Original or Extra Crispy? — Japan

Nothing says Christmas quite like Kentucky Fried Chicken. Right? Well, it does if you live in Japan, where families feast on buckets of Original Recipe or Extra Crispy to celebrate on Christmas Day. The tradition stems from a marketing campaign in 1974 in which KFC promoted its wares as an ideal Christmas meal. And believe it or not, it worked, and it stuck. Now KFC on Christmas is an annual tradition, and many in Japan make sure to order their fried chicken in advance to make sure they have “Kurisumasu niwa kentakkii.” In other words, “Kentucky for Christmas.”

Gather ‘Round the…Pohutukawa? — New Zealand

The New Zealand Christmas tree isn’t your average evergreen. The country actually recognizes its own indigenous tree as the symbol of the season. Most in New Zealand associate Christmas time with the pohutukawa, a flowering tree found along the coastline throughout the North and South Islands. The pohutukawa’s bright crimson flowers are what New Zealanders think of when the think of Christmas.

Locals use the branches instead of evergreen sprigs to decorate their homes and their churches. The tree features prominently in the country’s seasonal poetry and Christmas songs and can often be found on local Christmas cards. The native Moari consider the pohutuhawa sacred, as the newly dead are thought to use the plant as a stepping stone to the afterlife.

Another Slice of Whale Skin, Anyone? — Greenland

You might have ham, or turkey, or maybe even some kind of roast as your Christmas Day meal. But in Greenland, whale skin is often on the menu. Many of the Inuit people in Greenland celebrate the holiday with mattak, which is whale skin with a strip of blubber on the reverse side. The taste is said to be not unlike coconut.

In addition, Inuit families might feast on kiviak, which is the meat of an auk, a type of Arctic bird. Keep in mind that there isn’t much vegetation in Greenland, and many natives survive by hunting. Depending on the catch, Christmas Day might also feature caribou stew or sushi made from ptarmigan.

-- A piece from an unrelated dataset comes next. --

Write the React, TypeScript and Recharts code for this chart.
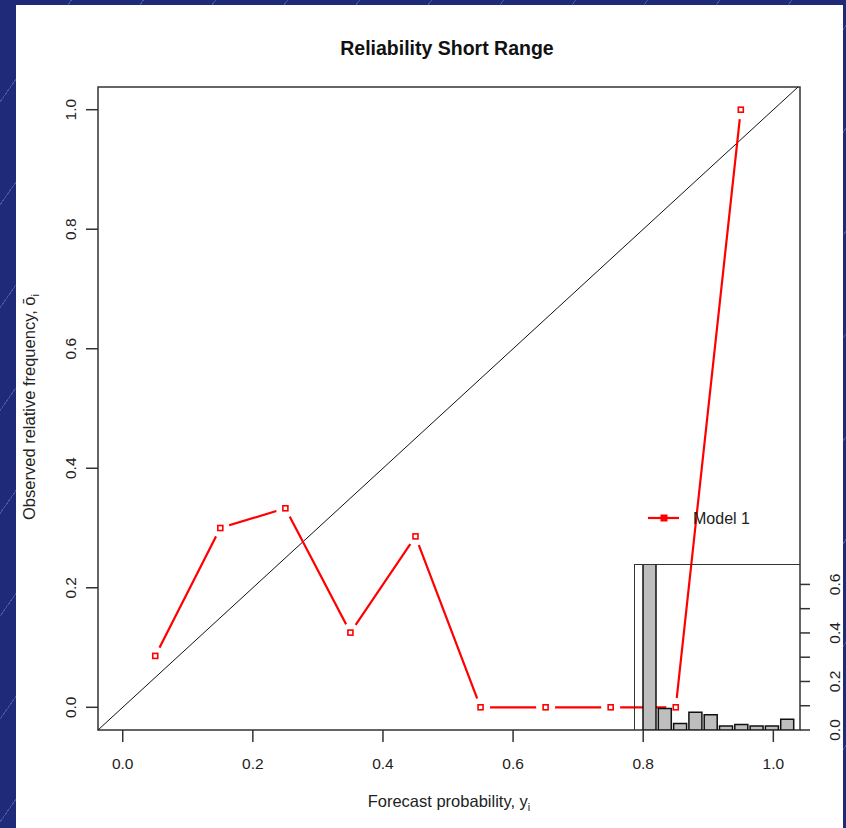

Be Sure Santa Gets His….Rice Pudding? — Denmark

In the U.S., many children put out milk and cookies for Santa. In England, it’s mince pies and a glass of sherry for Father Christmas. In Denmark you put out porridge or rice pudding for the prankster Christmas elf, Nisse. Nisse is depicted as a short gnome-like creature with a pointy red hat.

During the year, Nisse is responsible for taking care of the farm or family. But at Christmas time, it’s said that Nisse can be a bit mischievous. If you don’t leave Nisse a treat, the legend goes, he might engage in mischief like tying the cows’ tails together, or turning objects upside down. So Danish children are very careful to make sure that Nisse gets his porridge, preferably with a pat of butter on top.